# Directions
The entries below contain a line with "Output the Python" and a line with "plt.rcParams['font.family'] = ['Liberation". Retype exactly everything from the first down to the second, both included, and nothing else.

# Supplied data
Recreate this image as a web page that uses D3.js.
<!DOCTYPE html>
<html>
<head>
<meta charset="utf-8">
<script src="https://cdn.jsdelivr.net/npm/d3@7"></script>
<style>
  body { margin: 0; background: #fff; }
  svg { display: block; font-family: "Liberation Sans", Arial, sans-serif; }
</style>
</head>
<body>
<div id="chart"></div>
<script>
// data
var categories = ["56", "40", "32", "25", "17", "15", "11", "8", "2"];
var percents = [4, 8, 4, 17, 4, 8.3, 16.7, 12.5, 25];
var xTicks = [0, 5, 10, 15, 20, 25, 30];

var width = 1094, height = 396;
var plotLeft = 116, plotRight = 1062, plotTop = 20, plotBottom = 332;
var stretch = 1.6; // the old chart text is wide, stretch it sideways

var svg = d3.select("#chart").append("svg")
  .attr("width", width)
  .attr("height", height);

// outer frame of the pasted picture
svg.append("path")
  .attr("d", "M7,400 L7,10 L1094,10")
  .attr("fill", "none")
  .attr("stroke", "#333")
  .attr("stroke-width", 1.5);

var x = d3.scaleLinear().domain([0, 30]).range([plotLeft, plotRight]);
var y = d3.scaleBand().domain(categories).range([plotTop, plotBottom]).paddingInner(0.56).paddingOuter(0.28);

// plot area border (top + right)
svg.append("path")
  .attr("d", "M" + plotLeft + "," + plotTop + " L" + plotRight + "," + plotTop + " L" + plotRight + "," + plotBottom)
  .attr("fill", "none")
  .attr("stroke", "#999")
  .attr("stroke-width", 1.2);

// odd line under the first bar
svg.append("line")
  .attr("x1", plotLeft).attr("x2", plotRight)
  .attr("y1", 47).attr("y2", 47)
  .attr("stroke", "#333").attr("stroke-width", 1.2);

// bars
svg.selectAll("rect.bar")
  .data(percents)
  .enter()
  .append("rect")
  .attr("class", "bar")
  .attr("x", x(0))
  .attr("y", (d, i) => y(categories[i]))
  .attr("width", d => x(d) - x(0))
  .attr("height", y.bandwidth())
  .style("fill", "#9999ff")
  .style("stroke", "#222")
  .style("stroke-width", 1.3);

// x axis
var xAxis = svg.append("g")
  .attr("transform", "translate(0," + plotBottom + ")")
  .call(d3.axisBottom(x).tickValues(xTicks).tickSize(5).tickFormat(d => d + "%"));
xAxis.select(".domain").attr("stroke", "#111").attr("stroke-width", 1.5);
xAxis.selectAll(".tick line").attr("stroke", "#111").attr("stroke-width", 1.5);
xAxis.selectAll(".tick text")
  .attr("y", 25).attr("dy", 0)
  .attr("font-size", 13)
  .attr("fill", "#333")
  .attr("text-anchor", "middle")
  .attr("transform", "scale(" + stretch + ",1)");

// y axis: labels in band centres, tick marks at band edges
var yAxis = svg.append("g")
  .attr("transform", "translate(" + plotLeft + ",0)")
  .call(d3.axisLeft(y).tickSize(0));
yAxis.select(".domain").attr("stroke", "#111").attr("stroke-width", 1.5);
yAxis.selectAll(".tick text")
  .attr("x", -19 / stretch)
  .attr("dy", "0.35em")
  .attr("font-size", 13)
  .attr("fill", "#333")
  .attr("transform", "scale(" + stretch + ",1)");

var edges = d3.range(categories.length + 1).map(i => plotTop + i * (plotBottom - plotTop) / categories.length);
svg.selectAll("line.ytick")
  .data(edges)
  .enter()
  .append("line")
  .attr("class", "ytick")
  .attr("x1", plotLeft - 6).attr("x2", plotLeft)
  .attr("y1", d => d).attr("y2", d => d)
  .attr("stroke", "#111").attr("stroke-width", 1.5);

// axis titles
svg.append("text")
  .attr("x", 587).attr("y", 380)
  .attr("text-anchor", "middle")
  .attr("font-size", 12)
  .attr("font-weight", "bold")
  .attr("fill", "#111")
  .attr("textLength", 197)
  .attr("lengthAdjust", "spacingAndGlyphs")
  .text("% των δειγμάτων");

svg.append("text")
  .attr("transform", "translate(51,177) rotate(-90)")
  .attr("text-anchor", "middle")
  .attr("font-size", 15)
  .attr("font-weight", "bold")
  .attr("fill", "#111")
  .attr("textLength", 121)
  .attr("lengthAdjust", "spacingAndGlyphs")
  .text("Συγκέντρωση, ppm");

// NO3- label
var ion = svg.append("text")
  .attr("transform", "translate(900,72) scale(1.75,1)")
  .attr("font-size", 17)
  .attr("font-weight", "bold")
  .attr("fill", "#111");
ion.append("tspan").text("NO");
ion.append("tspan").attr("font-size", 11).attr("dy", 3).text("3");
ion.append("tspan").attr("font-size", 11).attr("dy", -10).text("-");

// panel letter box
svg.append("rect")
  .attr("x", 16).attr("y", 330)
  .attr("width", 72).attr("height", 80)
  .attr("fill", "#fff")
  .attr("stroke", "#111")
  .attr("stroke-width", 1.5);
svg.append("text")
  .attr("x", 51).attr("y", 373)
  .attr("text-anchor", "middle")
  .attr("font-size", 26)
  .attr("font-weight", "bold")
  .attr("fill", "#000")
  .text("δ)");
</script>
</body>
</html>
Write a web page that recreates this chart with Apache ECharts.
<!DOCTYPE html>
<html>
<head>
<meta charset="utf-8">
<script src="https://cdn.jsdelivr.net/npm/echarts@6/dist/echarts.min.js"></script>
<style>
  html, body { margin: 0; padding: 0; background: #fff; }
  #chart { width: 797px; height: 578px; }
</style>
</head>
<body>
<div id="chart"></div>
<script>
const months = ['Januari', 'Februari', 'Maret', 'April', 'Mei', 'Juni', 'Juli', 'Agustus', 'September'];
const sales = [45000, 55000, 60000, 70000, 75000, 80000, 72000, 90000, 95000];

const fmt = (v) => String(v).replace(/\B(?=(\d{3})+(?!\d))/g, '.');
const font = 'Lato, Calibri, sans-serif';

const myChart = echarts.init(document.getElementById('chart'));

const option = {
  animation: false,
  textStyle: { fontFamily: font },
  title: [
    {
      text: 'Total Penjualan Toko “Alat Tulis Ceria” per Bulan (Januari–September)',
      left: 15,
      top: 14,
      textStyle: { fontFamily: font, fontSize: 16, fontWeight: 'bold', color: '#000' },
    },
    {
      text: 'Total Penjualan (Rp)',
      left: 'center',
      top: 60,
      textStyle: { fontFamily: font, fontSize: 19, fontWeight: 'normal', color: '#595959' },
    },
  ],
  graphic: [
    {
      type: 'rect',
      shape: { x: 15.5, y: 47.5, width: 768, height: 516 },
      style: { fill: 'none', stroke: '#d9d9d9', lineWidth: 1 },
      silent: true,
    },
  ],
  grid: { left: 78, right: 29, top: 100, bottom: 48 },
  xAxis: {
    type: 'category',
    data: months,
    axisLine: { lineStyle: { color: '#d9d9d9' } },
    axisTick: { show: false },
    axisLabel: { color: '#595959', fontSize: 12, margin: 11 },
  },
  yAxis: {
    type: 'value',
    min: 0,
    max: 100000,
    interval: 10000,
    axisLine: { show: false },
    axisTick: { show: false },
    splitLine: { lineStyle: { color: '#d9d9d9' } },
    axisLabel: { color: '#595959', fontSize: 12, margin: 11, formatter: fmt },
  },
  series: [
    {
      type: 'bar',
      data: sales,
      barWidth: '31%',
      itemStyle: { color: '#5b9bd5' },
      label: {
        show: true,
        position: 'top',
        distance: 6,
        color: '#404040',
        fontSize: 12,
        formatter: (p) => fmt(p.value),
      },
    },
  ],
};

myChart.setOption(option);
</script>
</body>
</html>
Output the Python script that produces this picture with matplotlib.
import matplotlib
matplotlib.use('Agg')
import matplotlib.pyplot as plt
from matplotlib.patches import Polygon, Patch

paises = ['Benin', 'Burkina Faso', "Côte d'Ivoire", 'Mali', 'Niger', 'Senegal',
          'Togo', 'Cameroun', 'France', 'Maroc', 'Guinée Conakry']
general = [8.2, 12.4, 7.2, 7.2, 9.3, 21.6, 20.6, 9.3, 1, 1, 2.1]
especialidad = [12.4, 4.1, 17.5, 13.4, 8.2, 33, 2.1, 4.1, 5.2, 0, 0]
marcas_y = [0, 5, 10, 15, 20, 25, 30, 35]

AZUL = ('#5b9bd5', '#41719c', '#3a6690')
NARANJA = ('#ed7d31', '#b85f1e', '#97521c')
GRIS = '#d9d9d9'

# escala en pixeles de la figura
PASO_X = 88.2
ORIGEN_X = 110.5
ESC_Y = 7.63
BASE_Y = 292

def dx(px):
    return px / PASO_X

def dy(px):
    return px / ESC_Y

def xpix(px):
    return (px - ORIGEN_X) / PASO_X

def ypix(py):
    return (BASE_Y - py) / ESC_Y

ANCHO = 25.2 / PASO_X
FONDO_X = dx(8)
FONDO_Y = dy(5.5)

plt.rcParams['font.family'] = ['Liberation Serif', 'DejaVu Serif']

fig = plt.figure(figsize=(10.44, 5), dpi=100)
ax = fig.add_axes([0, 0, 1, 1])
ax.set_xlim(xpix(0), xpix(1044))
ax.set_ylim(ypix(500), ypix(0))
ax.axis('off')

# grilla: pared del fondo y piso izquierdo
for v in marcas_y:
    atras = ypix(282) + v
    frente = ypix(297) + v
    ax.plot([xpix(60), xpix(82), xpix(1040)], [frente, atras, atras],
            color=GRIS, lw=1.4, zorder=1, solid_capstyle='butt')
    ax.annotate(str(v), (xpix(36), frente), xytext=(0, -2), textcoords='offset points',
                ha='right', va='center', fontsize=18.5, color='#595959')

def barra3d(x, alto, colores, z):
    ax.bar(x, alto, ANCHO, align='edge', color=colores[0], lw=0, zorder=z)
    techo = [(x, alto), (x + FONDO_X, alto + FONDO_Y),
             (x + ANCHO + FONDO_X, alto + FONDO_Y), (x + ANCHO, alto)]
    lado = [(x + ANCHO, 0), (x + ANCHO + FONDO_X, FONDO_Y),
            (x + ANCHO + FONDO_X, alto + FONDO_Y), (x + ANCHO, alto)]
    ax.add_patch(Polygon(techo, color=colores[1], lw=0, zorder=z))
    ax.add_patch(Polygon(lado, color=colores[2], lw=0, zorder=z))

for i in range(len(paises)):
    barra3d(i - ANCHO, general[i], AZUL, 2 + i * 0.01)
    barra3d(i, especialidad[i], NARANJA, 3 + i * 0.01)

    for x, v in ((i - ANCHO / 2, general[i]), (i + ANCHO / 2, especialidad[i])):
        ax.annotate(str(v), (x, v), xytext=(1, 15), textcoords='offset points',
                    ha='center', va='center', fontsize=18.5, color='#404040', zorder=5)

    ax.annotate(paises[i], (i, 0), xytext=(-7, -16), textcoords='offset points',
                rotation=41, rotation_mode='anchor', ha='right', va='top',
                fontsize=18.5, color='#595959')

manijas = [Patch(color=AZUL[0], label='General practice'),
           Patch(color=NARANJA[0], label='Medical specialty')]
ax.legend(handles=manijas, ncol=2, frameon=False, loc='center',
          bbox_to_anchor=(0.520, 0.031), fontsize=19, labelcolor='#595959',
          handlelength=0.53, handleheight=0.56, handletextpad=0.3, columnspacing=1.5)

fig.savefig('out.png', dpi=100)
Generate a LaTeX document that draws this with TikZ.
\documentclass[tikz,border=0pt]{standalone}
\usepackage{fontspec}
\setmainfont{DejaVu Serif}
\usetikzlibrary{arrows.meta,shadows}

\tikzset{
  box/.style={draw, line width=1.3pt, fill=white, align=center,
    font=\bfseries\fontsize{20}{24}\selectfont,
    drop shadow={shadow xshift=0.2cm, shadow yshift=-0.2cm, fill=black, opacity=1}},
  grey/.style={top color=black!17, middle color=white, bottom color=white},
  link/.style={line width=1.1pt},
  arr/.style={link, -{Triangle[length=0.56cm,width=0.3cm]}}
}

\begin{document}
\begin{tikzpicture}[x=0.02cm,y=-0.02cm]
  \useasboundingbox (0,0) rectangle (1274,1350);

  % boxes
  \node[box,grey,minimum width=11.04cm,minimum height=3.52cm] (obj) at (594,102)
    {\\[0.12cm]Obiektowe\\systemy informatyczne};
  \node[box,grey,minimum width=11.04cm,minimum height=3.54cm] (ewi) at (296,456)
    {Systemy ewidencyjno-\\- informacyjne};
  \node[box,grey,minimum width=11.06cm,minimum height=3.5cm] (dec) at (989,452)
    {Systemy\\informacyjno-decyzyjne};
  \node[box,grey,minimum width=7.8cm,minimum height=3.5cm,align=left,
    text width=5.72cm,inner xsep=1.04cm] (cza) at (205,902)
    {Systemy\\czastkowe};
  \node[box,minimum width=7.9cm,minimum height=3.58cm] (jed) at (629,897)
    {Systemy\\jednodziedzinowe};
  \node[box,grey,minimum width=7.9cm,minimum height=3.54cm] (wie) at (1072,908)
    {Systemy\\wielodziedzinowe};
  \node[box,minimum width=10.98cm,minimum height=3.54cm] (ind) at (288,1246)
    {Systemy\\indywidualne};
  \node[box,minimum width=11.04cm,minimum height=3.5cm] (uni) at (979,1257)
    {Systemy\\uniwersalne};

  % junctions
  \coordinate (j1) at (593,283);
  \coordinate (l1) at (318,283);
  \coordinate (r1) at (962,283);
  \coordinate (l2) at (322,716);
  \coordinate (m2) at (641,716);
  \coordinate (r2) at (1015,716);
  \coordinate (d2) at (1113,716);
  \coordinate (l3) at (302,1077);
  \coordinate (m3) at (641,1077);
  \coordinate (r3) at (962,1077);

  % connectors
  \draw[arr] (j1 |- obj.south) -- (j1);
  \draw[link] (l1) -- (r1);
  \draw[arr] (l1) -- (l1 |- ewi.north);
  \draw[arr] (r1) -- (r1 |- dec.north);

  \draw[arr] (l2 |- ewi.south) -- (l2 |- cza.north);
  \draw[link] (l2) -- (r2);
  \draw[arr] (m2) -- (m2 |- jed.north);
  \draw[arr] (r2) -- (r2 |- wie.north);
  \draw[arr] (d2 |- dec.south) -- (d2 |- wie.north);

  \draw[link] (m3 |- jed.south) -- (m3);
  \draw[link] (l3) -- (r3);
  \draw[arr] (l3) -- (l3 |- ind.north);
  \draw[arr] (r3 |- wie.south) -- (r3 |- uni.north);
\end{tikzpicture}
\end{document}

# Solved exercise
Output the Python script that produces this picture with matplotlib.
import matplotlib
matplotlib.use('Agg')
import matplotlib.pyplot as plt
from matplotlib.patches import Polygon, Patch

paises = ['Benin', 'Burkina Faso', "Côte d'Ivoire", 'Mali', 'Niger', 'Senegal',
          'Togo', 'Cameroun', 'France', 'Maroc', 'Guinée Conakry']
general = [8.2, 12.4, 7.2, 7.2, 9.3, 21.6, 20.6, 9.3, 1, 1, 2.1]
especialidad = [12.4, 4.1, 17.5, 13.4, 8.2, 33, 2.1, 4.1, 5.2, 0, 0]
marcas_y = [0, 5, 10, 15, 20, 25, 30, 35]

AZUL = ('#5b9bd5', '#41719c', '#3a6690')
NARANJA = ('#ed7d31', '#b85f1e', '#97521c')
GRIS = '#d9d9d9'

# escala en pixeles de la figura
PASO_X = 88.2
ORIGEN_X = 110.5
ESC_Y = 7.63
BASE_Y = 292

def dx(px):
    return px / PASO_X

def dy(px):
    return px / ESC_Y

def xpix(px):
    return (px - ORIGEN_X) / PASO_X

def ypix(py):
    return (BASE_Y - py) / ESC_Y

ANCHO = 25.2 / PASO_X
FONDO_X = dx(8)
FONDO_Y = dy(5.5)

plt.rcParams['font.family'] = ['Liberation Serif', 'DejaVu Serif']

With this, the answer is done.